As part of its CLPS program, NASA is sending four stereo cameras onboard Intuitive Machines’ first CLPS flight in October 2021. These cameras, which borrow tech from the agency’s Mars 2020 rover, will be attached at the base of Intuitive Machines’ lander. During the spacecraft’s descent, the cameras will capture video and still images of the engine’s plume just as it starts to impact the lunar surface and until after the engine shuts off. NASA will use this data to evaluate how close successive landing missions can be to each other in a given area of interest. An advanced version of the payload with two additional cameras will fly on another CLPS lander in 2023.

Last month, ISRO released data from their Chandrayaan 2 Moon orbiter, which includes images from the Orbiter High Resolution Camera, the sharpest lunar imager ever sent. For some reason, ISRO has only released three images from the instrument. Scott Manley posted a video where he pans across these images and compares it to LRO. Andrea Battisti has put up the images on his website for anyone to explore. The image from August does show the orbiter’s intended best resolution of 0.25 meters/pixel, which is twice that of NASA’s LRO. Andrea has also put in a brightness slider which you can slide all the way up to see reflected light from shadowed craters, which the Chandrayaan 2 orbiter is sensitive enough to pick up.

Left: Image of the lunar surface by ISRO’s Chandrayaan 2 orbiter. “R1” is part of a shadowed crater floor at the time of image capture. Right: R1 imaged by the orbiter by seeing the dim reflected light from the terrain. Credit: ISRO

Via NASA’s Space Communications and Navigation program, the agency is working on extending the use of the Global Navigation Satellite System (GNSS) all the way to the Moon. By augmenting Earth-based navigation, GNSS will allow lunar spacecraft to be more autonomous and responsive. The main blocker to using GNSS at the Moon has been the weakness of signals, which NASA simulations now find can be solved by adding higher-gain antennas on the lunar spacecraft and using signals from multiple GNSS services. NASA and the Italian Space Agency will test such a system with the Lunar GNSS Receiver Experiment, which will fly on one of NASA’s CLPS missions in 2023. Related: Paper presenting the results of numerical simulations for a Single-Frequency receiver on a spacecraft in the Earth-Moon L2 Halo orbit, using both GPS and Galileo as a navigation service.

Science

By analyzing over 6,000 fallen boulders on the floor and walls of the 930-kilometer-wide Orientale basin on the Moon’s farside, scientists have determined that the region is seismically active. Shallow moonquakes occurring over the last 30 million years, but a small geological instance, have been responsible for many of these fallen boulders.

Credit: LPI

The Lunar Surface Science Workshop’s first session of the year is on the theme of space biology, and is scheduled for January 20-21. NASA will inform the community about their plans for lunar surface science activities, and solicit input on new research that could be enabled by CLPS and Artemis human landing missions. Register by January 18 to attend the online session.

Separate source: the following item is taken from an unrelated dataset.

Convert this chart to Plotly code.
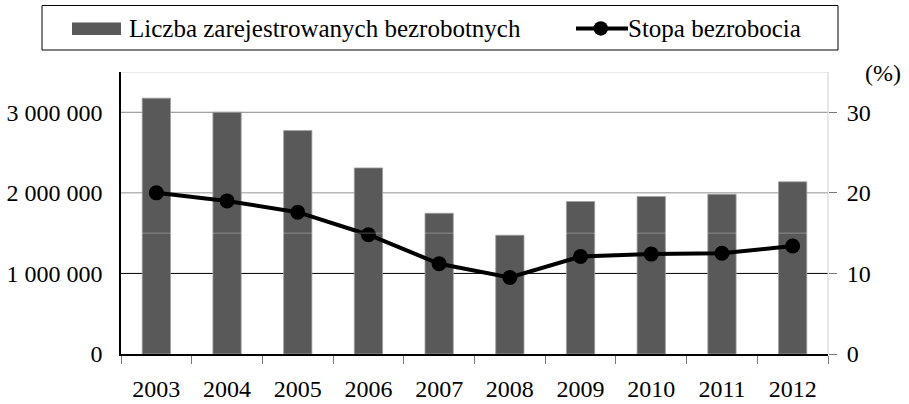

The Chang’e 4 landing site in the 180-kilometer-diameter Von Kármán crater on the Moon’s farside has a complex, layered history. Detailed crater size-frequency distribution and spectral measurements of the crater and the surrounding region reveal that while the crater itself is 4.2 billion years old, the layers on top comprising ejecta from nearby craters and volcanic material range between 3.1 to 3.5 billion years old.

More Moon

Dr. James Head of Brown University appeared on the Space Economy podcast to discuss a way forward to maximize Artemis science. I’ve had the honor of working with Dr. Head briefly and this was a good recollection of his rigor and passion for planetary science. :)

An article on increasingly complex Moon mountains and what we can learn from surface missions to each type. By yours truly.